━━━━━ Dataset extract

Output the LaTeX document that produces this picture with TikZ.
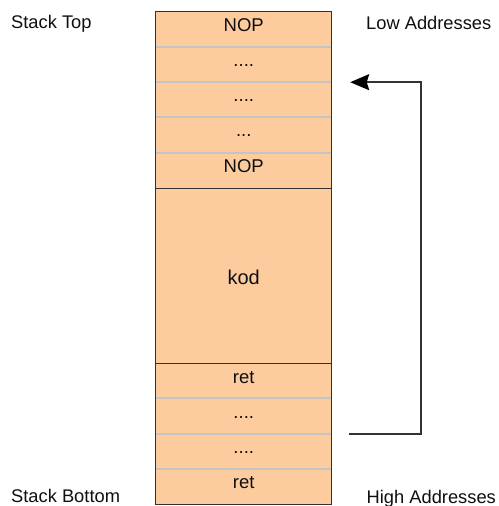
\documentclass[tikz,border=0pt]{standalone}
\usepackage{fontspec}
\setmainfont{Liberation Sans}
\usetikzlibrary{calc,arrows.meta}
\definecolor{peach}{RGB}{253,204,158}
\definecolor{divgray}{RGB}{196,196,196}
\definecolor{edgedark}{RGB}{50,50,50}
\definecolor{txt}{RGB}{15,15,15}
\begin{document}
\begin{tikzpicture}[x=1pt,y=1pt,
  row/.style={rectangle,fill=peach,draw=none,inner sep=0pt,minimum width=175.5pt},
  lbl/.style={inner sep=0pt,anchor=base,text=txt,font=\fontsize{18.5}{20}\selectfont},
  side/.style={inner sep=0pt,anchor=base west,text=txt,font=\fontsize{18.3}{20}\selectfont},
  graydiv/.style={draw=divgray,line width=1.6pt},
  blackdiv/.style={draw=edgedark,line width=1.3pt},
  outline/.style={draw=edgedark,line width=1.3pt},
  conn/.style={draw=edgedark,line width=1.6pt,-{Stealth[length=19pt,width=16pt,inset=2.5pt,fill=black,color=black]}}]
\useasboundingbox (0,0) rectangle (498,-506);
\fill[white] (0,0) rectangle (498,-506);
% rows
\node[row,minimum height=35pt]   (r1) at (243.75,-29.5) {};
\node[row,minimum height=35pt]   (r2) at (243.75,-64.5) {};
\node[row,minimum height=35pt]   (r3) at (243.75,-99.5) {};
\node[row,minimum height=35.5pt] (r4) at (243.75,-134.75) {};
\node[row,minimum height=35.5pt] (r5) at (243.75,-170.25) {};
\node[row,minimum height=175pt]  (r6) at (243.75,-275.5) {};
\node[row,minimum height=35pt]   (r7) at (243.75,-380.5) {};
\node[row,minimum height=36pt]   (r8) at (243.75,-416) {};
\node[row,minimum height=35pt]   (r9) at (243.75,-451.5) {};
\node[row,minimum height=35.5pt] (r10) at (243.75,-486.75) {};
% dividers
\foreach \r in {r1,r2,r3,r4,r7,r8,r9}
  \draw[graydiv] (\r.south west) -- (\r.south east);
\draw[blackdiv] (r5.south west) -- (r5.south east);
\draw[blackdiv] (r6.south west) -- (r6.south east);
\draw[outline] (r1.north west) rectangle (r10.south east);
% texts
\node[lbl] (t1) at ($(r1.center)+(0,-2)$) {NOP};
\node[lbl] (t2) at ($(r2.center)+(0,-1.5)$) {....};
\node[lbl] (t3) at ($(r3.center)+(0,-1.5)$) {....};
\node[lbl] (t4) at ($(r4.center)+(0,-1.5)$) {...};
\node[lbl] (t5) at ($(r5.center)+(0,-2)$) {NOP};
\node[lbl,font=\fontsize{20}{22}\selectfont] (t6) at ($(r6.center)+(0,-8.5)$) {kod};
\node[lbl] (t7) at ($(r7.center)+(0,-2.5)$) {ret};
\node[lbl] (t8) at ($(r8.center)+(0,-2)$) {....};
\node[lbl] (t9) at ($(r9.center)+(0,-1.5)$) {....};
\node[lbl] (t10) at ($(r10.center)+(0,-1.5)$) {ret};
% side labels
\node[side] (st) at (11,-28.5) {Stack Top};
\node[side] (la) at (366,-29) {Low Addresses};
\node[side] (sb) at (11,-502.5) {Stack Bottom};
\node[side] (ha) at (366.5,-503) {High Addresses};
% connector
\coordinate (as) at ($(r8.south east)+(17.5,0)$);
\coordinate (ae) at ($(r2.south east)+(18.5,0)$);
\draw[conn] (as) -- ++(72,0) |- (ae);
\end{tikzpicture}
\end{document}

━━━━━━━━━━

What this task involves >> Leave the pictures out and copy the rest of the data exactly.

Solution to this task >>
Output the LaTeX document that produces this picture with TikZ.
\documentclass[tikz,border=0pt]{standalone}
\usepackage{fontspec}
\setmainfont{Liberation Sans}
\usetikzlibrary{calc,arrows.meta}
\definecolor{peach}{RGB}{253,204,158}
\definecolor{divgray}{RGB}{196,196,196}
\definecolor{edgedark}{RGB}{50,50,50}
\definecolor{txt}{RGB}{15,15,15}
\begin{document}
\begin{tikzpicture}[x=1pt,y=1pt,
  row/.style={rectangle,fill=peach,draw=none,inner sep=0pt,minimum width=175.5pt},
  lbl/.style={inner sep=0pt,anchor=base,text=txt,font=\fontsize{18.5}{20}\selectfont},
  side/.style={inner sep=0pt,anchor=base west,text=txt,font=\fontsize{18.3}{20}\selectfont},
  graydiv/.style={draw=divgray,line width=1.6pt},
  blackdiv/.style={draw=edgedark,line width=1.3pt},
  outline/.style={draw=edgedark,line width=1.3pt},
  conn/.style={draw=edgedark,line width=1.6pt,-{Stealth[length=19pt,width=16pt,inset=2.5pt,fill=black,color=black]}}]
\useasboundingbox (0,0) rectangle (498,-506);
\fill[white] (0,0) rectangle (498,-506);
% rows
\node[row,minimum height=35pt]   (r1) at (243.75,-29.5) {};
\node[row,minimum height=35pt]   (r2) at (243.75,-64.5) {};
\node[row,minimum height=35pt]   (r3) at (243.75,-99.5) {};
\node[row,minimum height=35.5pt] (r4) at (243.75,-134.75) {};
\node[row,minimum height=35.5pt] (r5) at (243.75,-170.25) {};
\node[row,minimum height=175pt]  (r6) at (243.75,-275.5) {};
\node[row,minimum height=35pt]   (r7) at (243.75,-380.5) {};
\node[row,minimum height=36pt]   (r8) at (243.75,-416) {};
\node[row,minimum height=35pt]   (r9) at (243.75,-451.5) {};
\node[row,minimum height=35.5pt] (r10) at (243.75,-486.75) {};
% dividers
\foreach \r in {r1,r2,r3,r4,r7,r8,r9}
  \draw[graydiv] (\r.south west) -- (\r.south east);
\draw[blackdiv] (r5.south west) -- (r5.south east);
\draw[blackdiv] (r6.south west) -- (r6.south east);
\draw[outline] (r1.north west) rectangle (r10.south east);
% texts
\node[lbl] (t1) at ($(r1.center)+(0,-2)$) {NOP};
\node[lbl] (t2) at ($(r2.center)+(0,-1.5)$) {....};
\node[lbl] (t3) at ($(r3.center)+(0,-1.5)$) {....};
\node[lbl] (t4) at ($(r4.center)+(0,-1.5)$) {...};
\node[lbl] (t5) at ($(r5.center)+(0,-2)$) {NOP};
\node[lbl,font=\fontsize{20}{22}\selectfont] (t6) at ($(r6.center)+(0,-8.5)$) {kod};
\node[lbl] (t7) at ($(r7.center)+(0,-2.5)$) {ret};
\node[lbl] (t8) at ($(r8.center)+(0,-2)$) {....};
\node[lbl] (t9) at ($(r9.center)+(0,-1.5)$) {....};
\node[lbl] (t10) at ($(r10.center)+(0,-1.5)$) {ret};
% side labels
\node[side] (st) at (11,-28.5) {Stack Top};
\node[side] (la) at (366,-29) {Low Addresses};
\node[side] (sb) at (11,-502.5) {Stack Bottom};
\node[side] (ha) at (366.5,-503) {High Addresses};
% connector
\coordinate (as) at ($(r8.south east)+(17.5,0)$);
\coordinate (ae) at ($(r2.south east)+(18.5,0)$);
\draw[conn] (as) -- ++(72,0) |- (ae);
\end{tikzpicture}
\end{document}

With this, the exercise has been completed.